The US Federal Reserve reiterated its commitment to meet demand for US dollar notes in Indonesia, currency that many Indonesians still highly regard as an instrumental of storing value. “Our role in the Federal Reserve is simply to meet the demand. It does not matter if it comes from domestic or abroad,” Michael J. Lambert, the Fed’s associate director for reserve bank operations and payment systems division, told the Jakarta Globe in an interview last week.Lambert was in Indonesia last week to promote new $100 notes that were introduced worldwide for the first time on Oct. 8. The new notes bear two additional security features — a blue three-dimensional security ribbon with images of bells and the number 100 that run vertically and appear to move when tilted. Beside the image of Benjamin Franklin, a bell in an inkwell changes color — from copper to green — when the note is tilted in the light.
“What is important to us is that people will continue to use it and know what we’ve done. We don’t want confusion in the market,” Lambert said.
There’s no need to exchange the older bills for new ones as they remain legal tender, he said.
“That’s important for a lot of people who hold US dollars abroad, in particular for store of value reason,” Lambert said.
About $900 billion of hundred-dollar bills are in circulation, and about a half to two-thirds of them are traded overseas.
There is no exact data on the amount of hundred-dollar bills in Indonesia.
Bank Indonesia holds $93 billion in foreign reserves, but a small amount is in physical notes, said Difi A. Johansyah, a spokesman at the central bank, because it stopped supplying local banks with the dollar notes several years ago for logistical and administrative reasons.
Local banks and money changers get their hands on dollar notes through foreign bank branches that operate in the country.
Lambert said that he expected the use of dollar note demand to continue to rise in the future, despite growing use of electronic payments through debit cards, credit cards, or online transactions.
“People still like to hold on to cash, for security reasons, or just in case that electricity was down,” he said.
Lambert noted that demand for dollar notes had accelerated after 2008 financial crisis, with average growth at 7 percent annually.
He said that hundred-dollar bills usually were in demand in times of economic and political uncertainty in countries around the world.
“There are close ties into those concerns. People [in those] countries [with] history of political instability hold onto the value of physical currency,” Lambert said.
Indonesia has its own experience with surging dollar notes demand in 1997-98 when the financial crisis hit the region, triggering drastic change in the political regime.
The hundred-dollar notes are also highly regarded in Indonesia because it’s the only note that is traded at market price in most currency dealers across the country. For example, with the central bank’s quote on the rupiah at 11,142 to the dollar on Friday, typically the rate sold for rupiah would be almost the same.
Smaller-denominated dollar notes like 50s and 20s and 10s, though, would trade at a discount of about Rp 50 to Rp 100 (4 cents to 9 cents) for every dollar.

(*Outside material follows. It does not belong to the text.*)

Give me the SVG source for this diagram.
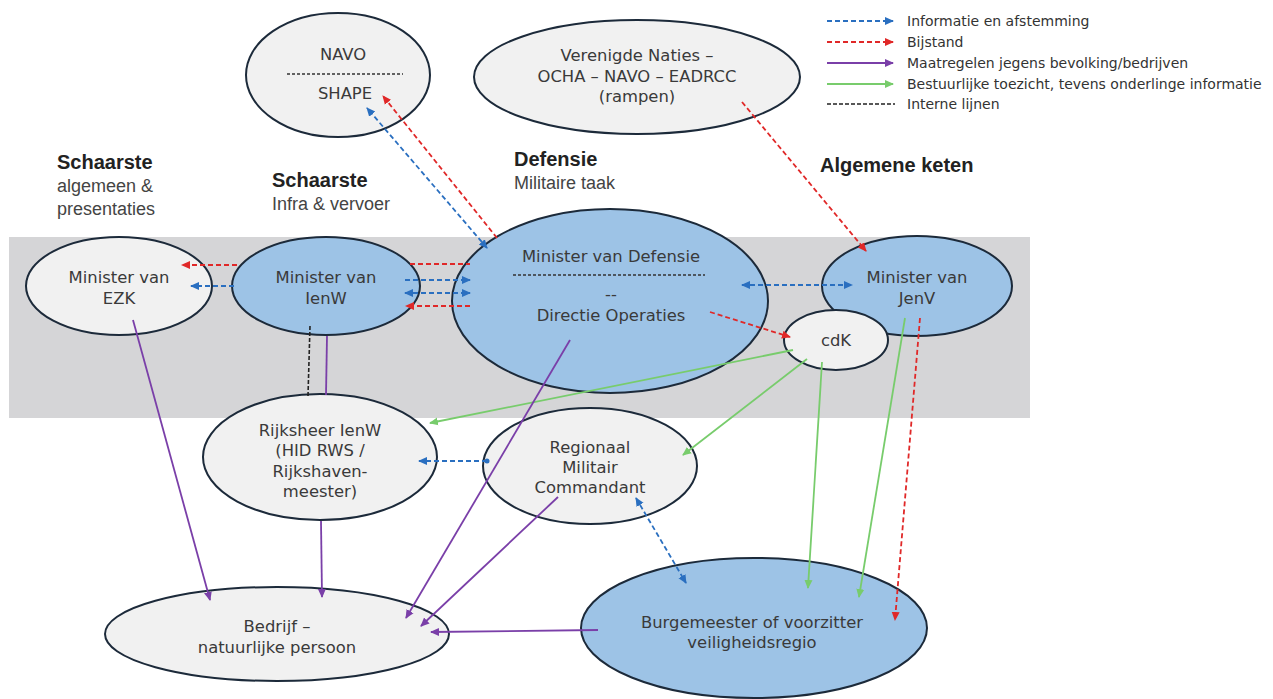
<svg xmlns="http://www.w3.org/2000/svg" width="1273" height="699" viewBox="0 0 1273 699">
<style>
.node{stroke:#1c2a3a;stroke-width:2}
.blue{fill:#9dc3e6}
.grey{fill:#f1f1f1}
.t{font-family:"DejaVu Sans",Verdana,sans-serif;font-size:16.4px;fill:#3a3a3a;text-anchor:middle}
.h{font-family:"Liberation Sans",Arial,sans-serif;font-size:20px;font-weight:bold;fill:#222}
.s{font-family:"Liberation Sans",Arial,sans-serif;font-size:18px;fill:#444}
.lg{font-family:"DejaVu Sans",Verdana,sans-serif;font-size:14px;fill:#333}
.sep{stroke:#333;stroke-width:1.3;stroke-dasharray:3 2}
.cb{stroke:#2a6fc0;stroke-width:1.8;stroke-dasharray:5 3;fill:none}
.cr{stroke:#e02828;stroke-width:1.8;stroke-dasharray:5 3;fill:none}
.cp{stroke:#7a3fa8;stroke-width:1.8;fill:none}
.cg{stroke:#78cc6c;stroke-width:1.8;fill:none}
.ck{stroke:#222;stroke-width:1.6;stroke-dasharray:4 2;fill:none}
</style>
<defs>
<marker id="ab" markerWidth="10" markerHeight="10" refX="8" refY="5" orient="auto-start-reverse" markerUnits="userSpaceOnUse"><path d="M0,1 L9,5 L0,9 z" fill="#2a6fc0"/></marker>
<marker id="ar" markerWidth="10" markerHeight="10" refX="8" refY="5" orient="auto-start-reverse" markerUnits="userSpaceOnUse"><path d="M0,1 L9,5 L0,9 z" fill="#e02828"/></marker>
<marker id="ap" markerWidth="10" markerHeight="10" refX="8" refY="5" orient="auto" markerUnits="userSpaceOnUse"><path d="M0,1 L9,5 L0,9 z" fill="#7a3fa8"/></marker>
<marker id="ag" markerWidth="10" markerHeight="10" refX="8" refY="5" orient="auto" markerUnits="userSpaceOnUse"><path d="M0,1 L9,5 L0,9 z" fill="#78cc6c"/></marker>
</defs>
<rect width="1273" height="699" fill="#fff"/>
<rect x="9" y="237" width="1021" height="181" fill="#d5d5d7"/>

<g id="legend">
<line x1="827" y1="21" x2="893" y2="21" class="cb" marker-end="url(#ab)"/>
<line x1="827" y1="42" x2="893" y2="42" class="cr" marker-end="url(#ar)"/>
<line x1="827" y1="63" x2="893" y2="63" class="cp" stroke-width="2.5" marker-end="url(#ap)"/>
<line x1="827" y1="84" x2="893" y2="84" class="cg" marker-end="url(#ag)"/>
<line x1="827" y1="104" x2="895" y2="104" class="ck"/>
<text class="lg" x="907" y="26">Informatie en afstemming</text>
<text class="lg" x="907" y="47">Bijstand</text>
<text class="lg" x="907" y="68">Maatregelen jegens bevolking/bedrijven</text>
<text class="lg" x="907" y="89">Bestuurlijke toezicht, tevens onderlinge informatie</text>
<text class="lg" x="907" y="109">Interne lijnen</text>
</g>

<g id="headings">
<text class="h" x="57" y="169">Schaarste</text>
<text class="s" x="57" y="192">algemeen &amp;</text>
<text class="s" x="57" y="215">presentaties</text>
<text class="h" x="272" y="187">Schaarste</text>
<text class="s" x="272" y="210">Infra &amp; vervoer</text>
<text class="h" x="514" y="166">Defensie</text>
<text class="s" x="514" y="189">Militaire taak</text>
<text class="h" x="820" y="172">Algemene keten</text>
</g>

<g id="navo">
<ellipse class="node grey" cx="338" cy="75" rx="92" ry="62"/>
<text class="t" x="343" y="60">NAVO</text>
<line class="sep" x1="287" y1="74" x2="403" y2="74"/>
<text class="t" x="345" y="99">SHAPE</text>
</g>
<g id="vn">
<ellipse class="node grey" cx="637" cy="77" rx="163" ry="57"/>
<text class="t" x="637" y="61">Verenigde Naties –</text>
<text class="t" x="637" y="82">OCHA – NAVO – EADRCC</text>
<text class="t" x="637" y="102">(rampen)</text>
</g>
<g id="ezk">
<ellipse class="node grey" cx="119" cy="286" rx="93" ry="49"/>
<text class="t" x="119" y="283">Minister van</text>
<text class="t" x="119" y="304">EZK</text>
</g>
<g id="ienw">
<ellipse class="node blue" cx="326" cy="286" rx="94" ry="49"/>
<text class="t" x="326" y="283">Minister van</text>
<text class="t" x="326" y="304">IenW</text>
</g>
<g id="defensie">
<ellipse class="node blue" cx="610" cy="301" rx="158" ry="92"/>
<text class="t" x="611" y="262">Minister van Defensie</text>
<line class="sep" x1="513" y1="275" x2="705" y2="275"/>
<text class="t" x="611" y="300">--</text>
<text class="t" x="611" y="321">Directie Operaties</text>
</g>
<g id="jenv">
<ellipse class="node blue" cx="917" cy="286" rx="95" ry="50"/>
<text class="t" x="917" y="283">Minister van</text>
<text class="t" x="917" y="304">JenV</text>
</g>
<g id="cdk">
<ellipse class="node grey" cx="836" cy="340" rx="52" ry="30"/>
<text class="t" x="836" y="346">cdK</text>
</g>
<g id="rijksheer">
<ellipse class="node grey" cx="320" cy="457" rx="117" ry="63"/>
<text class="t" x="320" y="436">Rijksheer IenW</text>
<text class="t" x="320" y="456">(HID RWS /</text>
<text class="t" x="320" y="477">Rijkshaven-</text>
<text class="t" x="320" y="497">meester)</text>
</g>
<g id="rmc">
<ellipse class="node grey" cx="590" cy="466" rx="107" ry="58"/>
<text class="t" x="590" y="453">Regionaal</text>
<text class="t" x="590" y="473">Militair</text>
<text class="t" x="590" y="493">Commandant</text>
</g>
<g id="bedrijf">
<ellipse class="node grey" cx="277" cy="634" rx="172" ry="47"/>
<text class="t" x="277" y="632">Bedrijf –</text>
<text class="t" x="277" y="653">natuurlijke persoon</text>
</g>
<g id="burgemeester">
<ellipse class="node blue" cx="754" cy="628" rx="173" ry="70"/>
<text class="t" x="752" y="628">Burgemeester of voorzitter</text>
<text class="t" x="752" y="648">veiligheidsregio</text>
</g>

<g id="connectors">
<line class="cb" x1="487" y1="248" x2="367" y2="108" marker-start="url(#ab)" marker-end="url(#ab)"/>
<line class="cr" x1="497" y1="238" x2="383" y2="96" marker-end="url(#ar)"/>
<line class="cr" x1="742" y1="102" x2="866" y2="251" marker-end="url(#ar)"/>
<line class="cr" x1="237" y1="265" x2="182" y2="265" marker-end="url(#ar)"/>
<line class="cb" x1="234" y1="286" x2="191" y2="286" marker-end="url(#ab)"/>
<line class="cr" x1="410" y1="264" x2="470" y2="264"/>
<line class="cb" x1="405" y1="280" x2="470" y2="280" marker-end="url(#ab)"/>
<line class="cb" x1="405" y1="293" x2="470" y2="293" marker-start="url(#ab)" marker-end="url(#ab)"/>
<line class="cr" x1="470" y1="306" x2="406" y2="306" marker-end="url(#ar)"/>
<line class="cb" x1="742" y1="285" x2="852" y2="285" marker-start="url(#ab)" marker-end="url(#ab)"/>
<line class="cr" x1="710" y1="312" x2="790" y2="337" marker-end="url(#ar)"/>
<line class="cr" x1="920" y1="318" x2="895" y2="620" marker-end="url(#ar)"/>
<line class="cg" x1="905" y1="318" x2="859" y2="597" marker-end="url(#ag)"/>
<line class="cg" x1="822" y1="362" x2="808" y2="588" marker-end="url(#ag)"/>
<line class="cg" x1="807" y1="359" x2="683" y2="455" marker-end="url(#ag)"/>
<line class="cg" x1="793" y1="350" x2="430" y2="423" marker-end="url(#ag)"/>
<line class="cb" x1="487" y1="461" x2="419" y2="461" marker-end="url(#ab)"/>
<circle cx="487" cy="461" r="2.5" fill="#2a6fc0"/>
<line class="cb" x1="636" y1="498" x2="686" y2="583" marker-start="url(#ab)" marker-end="url(#ab)"/>
<line class="ck" x1="310" y1="326" x2="308" y2="396"/>
<line class="cp" x1="327" y1="336" x2="326" y2="395"/>
<line class="cp" x1="321" y1="521" x2="322" y2="597" marker-end="url(#ap)"/>
<line class="cp" x1="133" y1="320" x2="210" y2="600" marker-end="url(#ap)"/>
<line class="cp" x1="570" y1="340" x2="406" y2="618" marker-end="url(#ap)"/>
<line class="cp" x1="558" y1="497" x2="421" y2="626" marker-end="url(#ap)"/>
<line class="cp" x1="598" y1="630" x2="431" y2="632" stroke-width="3" marker-end="url(#ap)"/>
</g>
</svg>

Conditions also matter. A crisp hundred-dollar note would fetch close to the rate for the day. Those that have been stapled or folded would fetch a lower price.
“A scratch will cost you even more,” a trader at a money changer in Jakarta said over the weekend. The person, who wished not to be named, said that traders often deal with local customers who demand crisp notes. “You see, we also have to operate in a very tight margin here,” he said.

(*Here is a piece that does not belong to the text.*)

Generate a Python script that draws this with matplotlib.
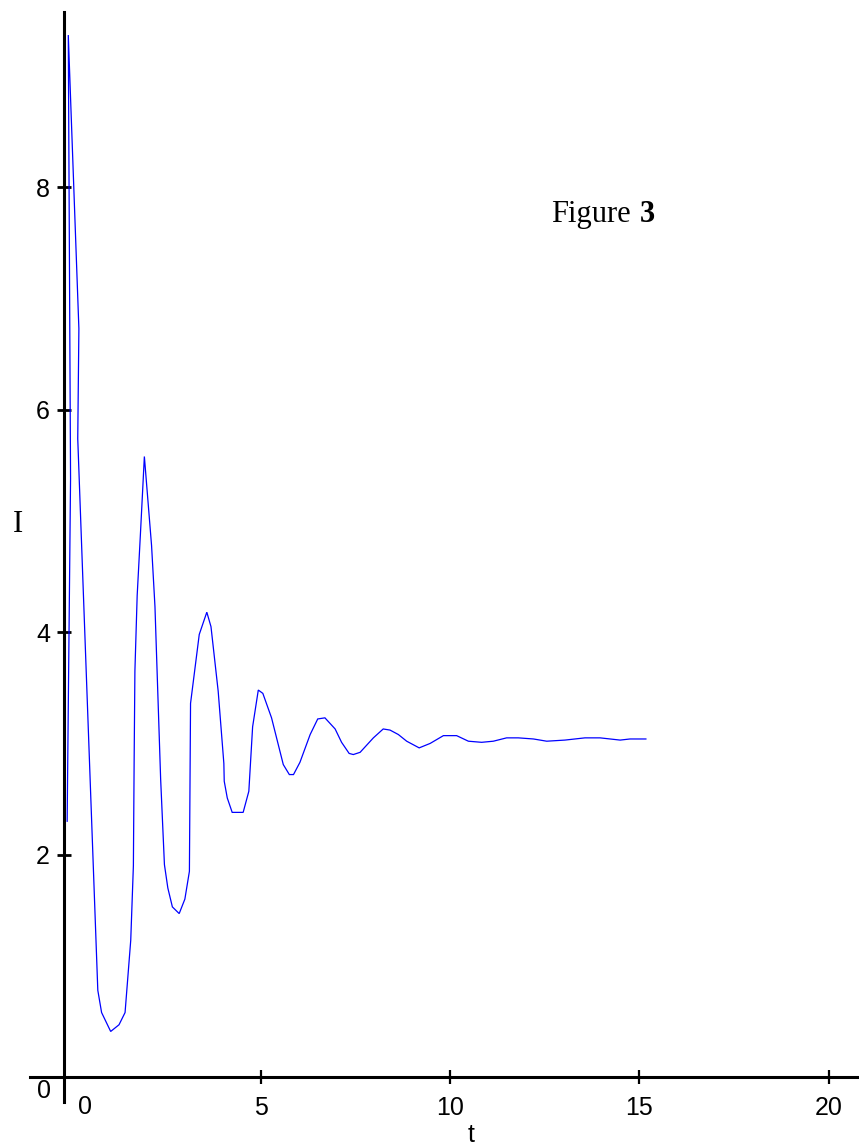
"""
Damped oscillation of I(t) settling to ~3 (Figure 3).

Axes cross near the origin, Maple-style, with the curve drawn as a thin blue
polyline read off the original plot.
"""
import matplotlib
matplotlib.use("Agg")
import matplotlib.pyplot as plt


# curve samples (t, I)
t_vals = [
    -0.12, -0.03, -0.09, 0.19, 0.16, 0.69, 0.79, 1.03, 1.25, 1.41,
    1.56, 1.63, 1.65, 1.67, 1.73, 1.82, 1.92, 2.11, 2.20, 2.35,
    2.45, 2.54, 2.66, 2.84, 2.99, 3.11, 3.14, 3.37, 3.57, 3.68,
    3.87, 4.02, 4.03, 4.11, 4.24, 4.53, 4.68, 4.78, 4.93, 5.05,
    5.28, 5.59, 5.75, 5.86, 6.03, 6.30, 6.50, 6.69, 6.96, 7.13,
    7.33, 7.44, 7.62, 7.97, 8.23, 8.41, 8.63, 8.85, 9.18, 9.47,
    9.82, 10.17, 10.48, 10.83, 11.14, 11.49, 11.80, 12.20, 12.55, 13.03,
    13.56, 13.96, 14.49, 14.75, 15.17,
]
i_vals = [
    2.30, 5.38, 9.37, 6.73, 5.74, 0.78, 0.58, 0.41, 0.47, 0.58,
    1.23, 1.90, 2.85, 3.65, 4.33, 4.91, 5.58, 4.78, 4.23, 2.68,
    1.91, 1.70, 1.53, 1.47, 1.60, 1.85, 3.36, 3.98, 4.18, 4.05,
    3.47, 2.82, 2.66, 2.51, 2.38, 2.38, 2.57, 3.15, 3.48, 3.45,
    3.23, 2.81, 2.72, 2.72, 2.83, 3.08, 3.22, 3.23, 3.13, 3.01,
    2.91, 2.90, 2.92, 3.05, 3.13, 3.12, 3.08, 3.02, 2.96, 3.00,
    3.07, 3.07, 3.02, 3.01, 3.02, 3.05, 3.05, 3.04, 3.02, 3.03,
    3.05, 3.05, 3.03, 3.04, 3.04,
]

x_ticks = [5, 10, 15, 20]
y_ticks = [2, 4, 6, 8]

SANS = "Liberation Sans"
SERIF = "Liberation Serif"


def build_figure(output_path):
    fig = plt.figure(figsize=(8.59, 11.48), dpi=100)
    ax = fig.add_axes([0, 0, 1, 1])
    ax.set_xlim(-1.894, 20.80)
    ax.set_ylim(-0.638, 9.685)

    ax.plot(t_vals, i_vals, color="#0000ff", lw=0.9, solid_joinstyle="miter")

    # crossing axes
    for side in ("top", "right"):
        ax.spines[side].set_visible(False)
    ax.spines["left"].set_position(("data", -0.203))
    ax.spines["bottom"].set_position(("data", 0.0))
    ax.spines["left"].set_bounds(-0.225, 9.577)
    ax.spines["bottom"].set_bounds(-1.10, 20.80)
    for side in ("left", "bottom"):
        ax.spines[side].set_linewidth(2.2)
        ax.spines[side].set_zorder(1)

    ax.set_xticks(x_ticks)
    ax.set_yticks(y_ticks)
    ax.set_xticklabels([str(v) for v in x_ticks], fontfamily=SANS, fontsize=18)
    ax.set_yticklabels([str(v) for v in y_ticks], fontfamily=SANS, fontsize=18)
    ax.tick_params(axis="x", direction="inout", length=10, width=1.6, pad=9)
    ax.tick_params(axis="y", direction="inout", length=10, width=2.0, pad=5)

    # origin labels sit apart from the ticks
    ax.text(-0.73, -0.126, "0", fontfamily=SANS, fontsize=18, ha="center", va="center")
    ax.text(0.35, -0.27, "0", fontfamily=SANS, fontsize=18, ha="center", va="center")

    # axis titles
    ax.text(10.56, -0.625, "t", fontfamily=SANS, fontsize=18, ha="center", va="bottom")
    ax.text(-1.42, 4.97, "I", fontfamily=SERIF, fontsize=22, ha="center", va="center")

    ax.text(12.66, 7.69, "Figure", fontfamily=SERIF, fontsize=22, ha="left", va="baseline")
    ax.text(15.0, 7.69, "3", fontfamily=SERIF, fontsize=22, fontweight="bold",
            ha="left", va="baseline")

    fig.savefig(output_path, dpi=100)
    plt.close(fig)


if __name__ == "__main__":
    build_figure("out.png")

Bank Indonesia’s Difi said that unlike in Singapore or Hong Kong were the US dollar is regarded as legal tender, most Indonesians still use the notes to store value, like they would with gold bars or jewelry.

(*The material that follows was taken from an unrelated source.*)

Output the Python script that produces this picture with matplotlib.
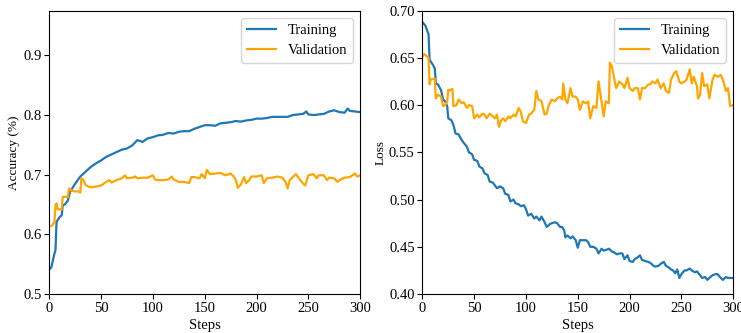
import matplotlib
matplotlib.use('Agg')
import matplotlib.pyplot as plt

plt.rcParams['font.family'] = ['Liberation Serif', 'DejaVu Serif']
plt.rcParams['font.size'] = 10.5
plt.rcParams['xtick.major.pad'] = 2
plt.rcParams['ytick.major.pad'] = 2

# accuracy - training
acc_train_steps = [0, 2, 5, 6, 7, 10, 12, 13, 15, 18, 20, 25, 30, 35, 40, 45, 50, 55, 60, 65,
                   70, 75, 80, 85, 90, 95, 100, 105, 110, 115, 120, 125, 130, 135, 140, 145, 150,
                   155, 160, 165, 170, 175, 180, 185, 190, 195, 200, 205, 210, 215, 220, 225, 230,
                   235, 240, 245, 248, 250, 255, 260, 265, 270, 275, 280, 285, 288, 290, 295, 300]
acc_train = [0.541, 0.545, 0.568, 0.574, 0.621, 0.629, 0.632, 0.649, 0.650, 0.657, 0.671, 0.685,
             0.697, 0.705, 0.713, 0.719, 0.724, 0.730, 0.734, 0.738, 0.742, 0.744, 0.749, 0.758,
             0.755, 0.761, 0.763, 0.766, 0.767, 0.770, 0.769, 0.772, 0.773, 0.773, 0.777, 0.780,
             0.783, 0.783, 0.782, 0.786, 0.787, 0.788, 0.790, 0.789, 0.791, 0.792, 0.794, 0.794,
             0.795, 0.797, 0.797, 0.797, 0.797, 0.800, 0.801, 0.802, 0.806, 0.801, 0.800, 0.801,
             0.802, 0.806, 0.808, 0.805, 0.804, 0.811, 0.807, 0.806, 0.805]

# accuracy - validation
acc_val_steps = [0, 3, 5, 6, 7, 8, 12, 13, 15, 18, 19, 22, 25, 28, 30, 31, 33, 35, 38, 40, 45,
                 50, 55, 58, 60, 65, 70, 73, 75, 80, 83, 85, 90, 95, 100, 102, 105, 110, 115, 118,
                 120, 125, 130, 135, 137, 140, 145, 147, 150, 152, 155, 160, 165, 170, 175, 178,
                 180, 182, 185, 188, 190, 193, 195, 200, 205, 207, 210, 215, 220, 225, 228, 230,
                 232, 235, 238, 240, 245, 247, 250, 255, 258, 260, 265, 268, 270, 275, 278, 280,
                 285, 290, 295, 297, 300]
acc_val = [0.613, 0.615, 0.621, 0.649, 0.652, 0.642, 0.642, 0.663, 0.663, 0.663, 0.677, 0.673,
           0.672, 0.672, 0.670, 0.694, 0.691, 0.683, 0.680, 0.679, 0.680, 0.682, 0.688, 0.691,
           0.687, 0.691, 0.694, 0.699, 0.694, 0.695, 0.697, 0.694, 0.695, 0.695, 0.699, 0.692,
           0.691, 0.691, 0.692, 0.697, 0.692, 0.688, 0.688, 0.686, 0.696, 0.696, 0.694, 0.701,
           0.694, 0.708, 0.701, 0.702, 0.703, 0.699, 0.702, 0.697, 0.691, 0.678, 0.684, 0.696,
           0.686, 0.691, 0.697, 0.697, 0.699, 0.686, 0.694, 0.695, 0.697, 0.695, 0.688, 0.677,
           0.691, 0.696, 0.701, 0.696, 0.685, 0.682, 0.699, 0.701, 0.694, 0.699, 0.699, 0.691,
           0.695, 0.694, 0.688, 0.691, 0.695, 0.696, 0.702, 0.697, 0.699]

# loss - training
loss_train_steps = [0, 3, 5, 6, 7, 10, 12, 13, 15, 18, 20, 22, 24, 25, 28, 30, 32, 35, 38, 40,
                    43, 45, 48, 50, 53, 55, 58, 60, 63, 65, 68, 70, 72, 75, 78, 80, 83, 85, 88,
                    90, 93, 95, 98, 100, 102, 105, 108, 110, 113, 115, 118, 120, 123, 125, 128,
                    130, 133, 135, 137, 138, 140, 143, 145, 148, 150, 152, 155, 158, 160, 162,
                    165, 168, 170, 173, 175, 178, 180, 183, 185, 188, 190, 193, 195, 198, 200,
                    203, 205, 208, 210, 212, 215, 218, 220, 223, 225, 228, 230, 233, 235, 238,
                    240, 242, 244, 246, 248, 250, 253, 255, 258, 260, 263, 265, 268, 270, 273,
                    275, 278, 280, 283, 285, 288, 290, 293, 295, 298, 300]
loss_train = [0.688, 0.684, 0.678, 0.675, 0.648, 0.643, 0.639, 0.623, 0.622, 0.616, 0.606, 0.604,
              0.599, 0.586, 0.584, 0.579, 0.570, 0.569, 0.563, 0.560, 0.556, 0.550, 0.548, 0.542,
              0.541, 0.535, 0.533, 0.528, 0.526, 0.519, 0.518, 0.515, 0.512, 0.514, 0.512, 0.506,
              0.505, 0.498, 0.500, 0.496, 0.495, 0.493, 0.494, 0.490, 0.483, 0.485, 0.480, 0.482,
              0.478, 0.482, 0.476, 0.471, 0.474, 0.475, 0.476, 0.475, 0.471, 0.471, 0.467, 0.460,
              0.462, 0.459, 0.461, 0.457, 0.449, 0.457, 0.457, 0.457, 0.455, 0.450, 0.450, 0.448,
              0.443, 0.448, 0.446, 0.447, 0.448, 0.445, 0.444, 0.442, 0.443, 0.443, 0.437, 0.441,
              0.435, 0.434, 0.437, 0.439, 0.441, 0.436, 0.435, 0.434, 0.433, 0.430, 0.429, 0.430,
              0.432, 0.434, 0.430, 0.428, 0.426, 0.425, 0.422, 0.426, 0.417, 0.421, 0.425, 0.425,
              0.427, 0.425, 0.423, 0.424, 0.420, 0.417, 0.418, 0.415, 0.418, 0.420, 0.421, 0.421,
              0.417, 0.415, 0.418, 0.417, 0.417, 0.417]

# loss - validation
loss_val_steps = [0, 2, 4, 6, 7, 8, 12, 13, 15, 18, 20, 22, 24, 25, 27, 29, 30, 33, 35, 38, 40,
                  43, 45, 48, 50, 53, 55, 58, 60, 62, 65, 68, 70, 72, 74, 76, 78, 80, 83, 85, 88,
                  90, 93, 95, 97, 100, 103, 105, 108, 110, 112, 115, 118, 120, 122, 125, 128, 130,
                  133, 135, 136, 138, 140, 143, 145, 148, 150, 152, 155, 158, 160, 162, 165, 168,
                  170, 172, 175, 177, 180, 181, 183, 185, 187, 190, 193, 195, 198, 200, 203, 205,
                  208, 210, 212, 215, 218, 220, 222, 225, 227, 230, 233, 235, 238, 240, 243, 245,
                  248, 250, 253, 255, 258, 260, 262, 265, 266, 268, 270, 272, 275, 277, 280, 282,
                  285, 288, 290, 293, 295, 297, 300]
loss_val = [0.651, 0.654, 0.652, 0.650, 0.622, 0.627, 0.628, 0.607, 0.611, 0.609, 0.599, 0.600,
            0.604, 0.616, 0.616, 0.617, 0.599, 0.600, 0.606, 0.602, 0.603, 0.597, 0.600, 0.599,
            0.586, 0.590, 0.587, 0.591, 0.590, 0.586, 0.591, 0.588, 0.586, 0.590, 0.577, 0.584,
            0.586, 0.583, 0.588, 0.586, 0.590, 0.588, 0.597, 0.593, 0.583, 0.581, 0.590, 0.591,
            0.595, 0.615, 0.606, 0.604, 0.590, 0.591, 0.600, 0.606, 0.604, 0.607, 0.609, 0.606,
            0.623, 0.606, 0.602, 0.618, 0.609, 0.609, 0.606, 0.595, 0.604, 0.602, 0.604, 0.586,
            0.599, 0.597, 0.625, 0.611, 0.588, 0.604, 0.602, 0.645, 0.641, 0.629, 0.618, 0.625,
            0.622, 0.618, 0.629, 0.618, 0.615, 0.618, 0.618, 0.606, 0.618, 0.618, 0.622, 0.622,
            0.625, 0.623, 0.627, 0.618, 0.623, 0.615, 0.613, 0.627, 0.634, 0.636, 0.625, 0.623,
            0.625, 0.627, 0.638, 0.623, 0.630, 0.620, 0.607, 0.611, 0.634, 0.620, 0.622, 0.607,
            0.627, 0.632, 0.630, 0.632, 0.627, 0.615, 0.618, 0.599, 0.600]

blue = '#1f77b4'
orange = '#ffa500'

fig, (ax1, ax2) = plt.subplots(1, 2, figsize=(7.41, 3.33), dpi=100)
fig.subplots_adjust(left=0.0665, right=0.9895, bottom=0.117, top=0.968, wspace=0.2)

ax1.plot(acc_train_steps, acc_train, color=blue, lw=1.6, label='Training')
ax1.plot(acc_val_steps, acc_val, color=orange, lw=1.6, label='Validation')
ax1.set_xlim(0, 300)
ax1.set_ylim(0.5, 0.975)
ax1.set_yticks([0.5, 0.6, 0.7, 0.8, 0.9])
ax1.set_xlabel('Steps', labelpad=3)
ax1.set_ylabel('Accuracy (%)', fontsize=9.5, labelpad=2)
ax1.legend(loc='upper right')

ax2.plot(loss_train_steps, loss_train, color=blue, lw=1.6, label='Training')
ax2.plot(loss_val_steps, loss_val, color=orange, lw=1.6, label='Validation')
ax2.set_xlim(0, 300)
ax2.set_ylim(0.40, 0.70)
ax2.set_xlabel('Steps', labelpad=3)
ax2.set_ylabel('Loss', fontsize=9.5, labelpad=2)
ax2.legend(loc='upper right')

fig.savefig('out.png', dpi=100)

“So, it’s only natural that they want it in a very good condition,” he said.
Lambert was surprised to find such a situation in Indonesia. “This is one of the dilemmas for us, because from the Federal Reserve’s perspectives, this has the same value,” he said, adding that what really matter is that the notes show all the security features as proof of being genuine.
Still, Lambert said local markets tended to have certain ways to value the notes.
“That’s a decision that is made in the local level that we obviously cannot control,” he said, adding that he would raise the issue when talking with banks that distribute dollars in this region.